1. recurrent states are all in a single class; and
2. single recurrent class is not periodic

Starting from any initial conditions, the two copies will eventually meet in a given state at a given time with probability 1.

$$\begin{aligned} r_{ij}(n) &= \sum_{k=1}^m r_{ik}(n-1)\cdot p_{kj} \\ \lim_{n \to \infty} r_{ij}(n) &=\pi_j = \sum_k \pi_k \cdot p_{kj} \qquad \text{for }j = 1,\cdots,m & \text{balance equations} \\ \end{aligned}$$

which is $m$ equations with $m$ unknowns, but singular. A unique solution exists if:

$$\begin{aligned} \sum_{j=1}^m \pi_j &= 1 & \text{normalization equation} \\ \end{aligned}$$

Birth-death process

The number of upward transitions through a partitioning line cannot be very different from the number of downward transitions.
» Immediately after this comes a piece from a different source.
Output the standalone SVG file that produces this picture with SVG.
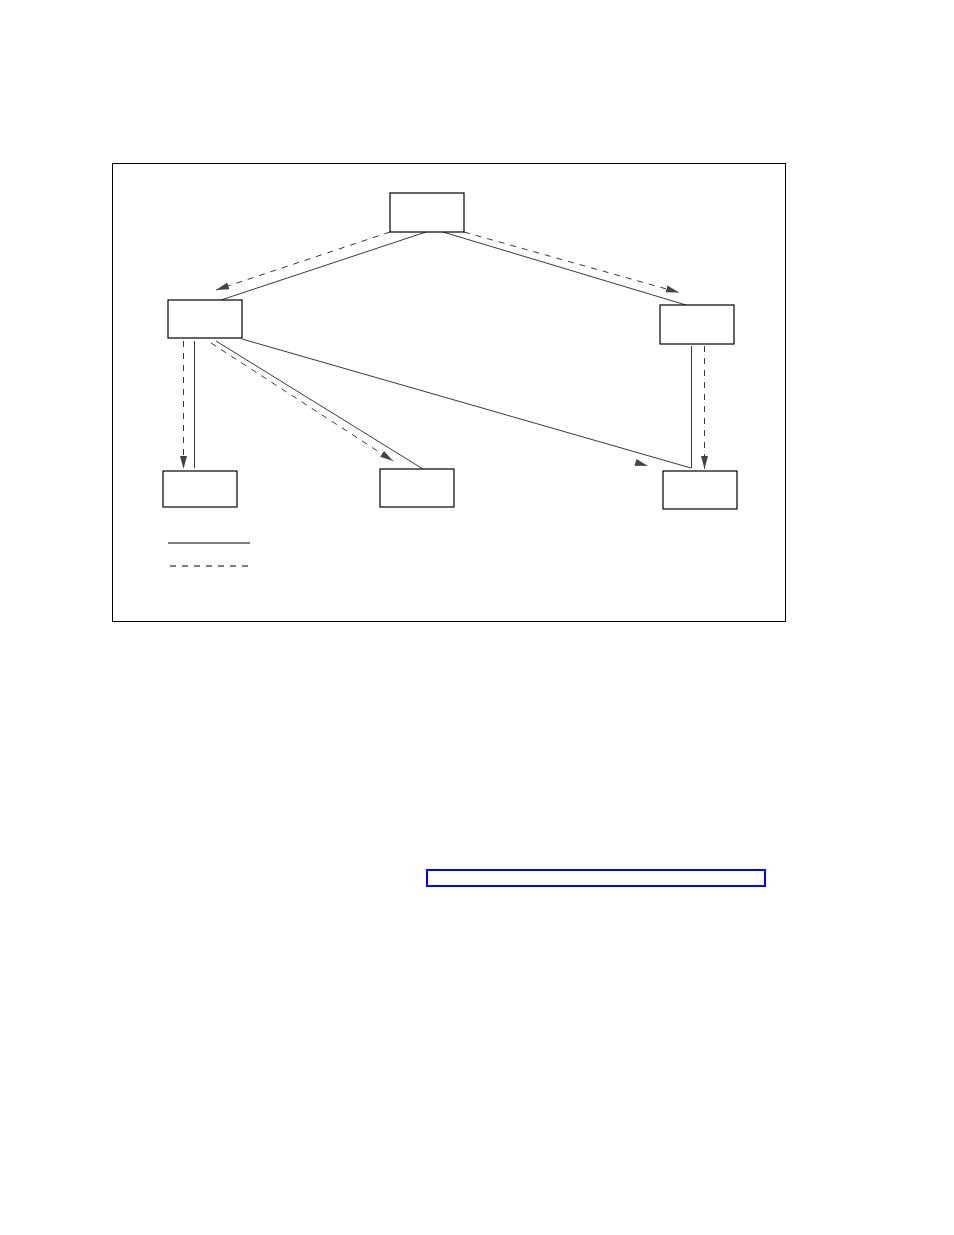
<svg xmlns="http://www.w3.org/2000/svg" width="954" height="1235" viewBox="0 0 954 1235">
<style>
.box{fill:#fff;stroke:#000;stroke-width:1.2}
.s{fill:none;stroke:#222;stroke-width:0.9}
.d{fill:none;stroke:#222;stroke-width:0.9;stroke-dasharray:6,6}
.ah{fill:#444;stroke:none}
</style>
<defs>
<marker id="arr" markerUnits="userSpaceOnUse" markerWidth="14" markerHeight="8" refX="13" refY="4" orient="auto">
<path d="M0,0.5 L13,4 L0,7.5 Z" class="ah"/>
</marker>
</defs>
<rect x="0" y="0" width="954" height="1235" fill="#fff"/>
<rect id="frame" x="112.5" y="163.5" width="673" height="458" fill="none" stroke="#000" stroke-width="1"/>
<g id="connectors">
<line class="s" x1="426" y1="232" x2="221" y2="300"/>
<line class="d" x1="390" y1="232" x2="216" y2="290" marker-end="url(#arr)"/>
<line class="s" x1="443" y1="232" x2="686" y2="305"/>
<line class="d" x1="464" y1="232" x2="679" y2="292.5" marker-end="url(#arr)"/>
<line class="d" x1="183.5" y1="341" x2="183.5" y2="469" marker-end="url(#arr)"/>
<line class="s" x1="194.5" y1="341" x2="194.5" y2="468"/>
<line class="d" x1="211" y1="343" x2="393" y2="461" marker-end="url(#arr)"/>
<line class="s" x1="216" y1="341" x2="423" y2="469"/>
<line class="s" x1="242" y1="339" x2="691" y2="468"/>
<polygon class="ah" points="648,466 634.5,465.8 636.5,459"/>
<line class="s" x1="691.5" y1="346" x2="691.5" y2="468"/>
<line class="d" x1="704.5" y1="346" x2="704.5" y2="469" marker-end="url(#arr)"/>
</g>
<g id="node-top"><rect class="box" x="390" y="193" width="74" height="39"/></g>
<g id="node-left"><rect class="box" x="168" y="300" width="74" height="38"/></g>
<g id="node-right"><rect class="box" x="660" y="305" width="74" height="39"/></g>
<g id="node-bl"><rect class="box" x="163" y="471" width="74" height="36"/></g>
<g id="node-bm"><rect class="box" x="380" y="469" width="74" height="38"/></g>
<g id="node-br"><rect class="box" x="663" y="471" width="74" height="38"/></g>
<g id="legend">
<line x1="168" y1="543" x2="250" y2="543" stroke="#000" stroke-width="1"/>
<line x1="170" y1="566" x2="253" y2="566" stroke="#000" stroke-width="1" stroke-dasharray="6,6"/>
</g>
<rect id="link" x="427" y="870" width="338" height="16" fill="none" stroke="#0000ff" stroke-width="2"/>
</svg>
$$\begin{aligned} \pi_i p_i &= \pi_{i+1} q_{i+1} & p_i: \text{ frequency of upward transition at state }i \\ \therefore \pi_{i+1} &= \pi_i \frac{p_i}{q_{i+1}} & i = 0, 1, \cdots \\ \end{aligned}$$

In other words, if we knew $\pi_0$, we can compute $\pi_k$ for $k = 1, \cdots$. But

$$\begin{aligned} \sum \pi_j &= 1 \\ \therefore \pi_0 + \pi_0 \frac{p_0}{q_1} + \pi_0 \frac{p_0}{q_1}\frac{p_1}{q_2} + \cdots &= 1 & q_i: \text{ frequency of downward transition at state }i \\ \end{aligned}$$

Source: MITx 6.041x, Lecture 24-26.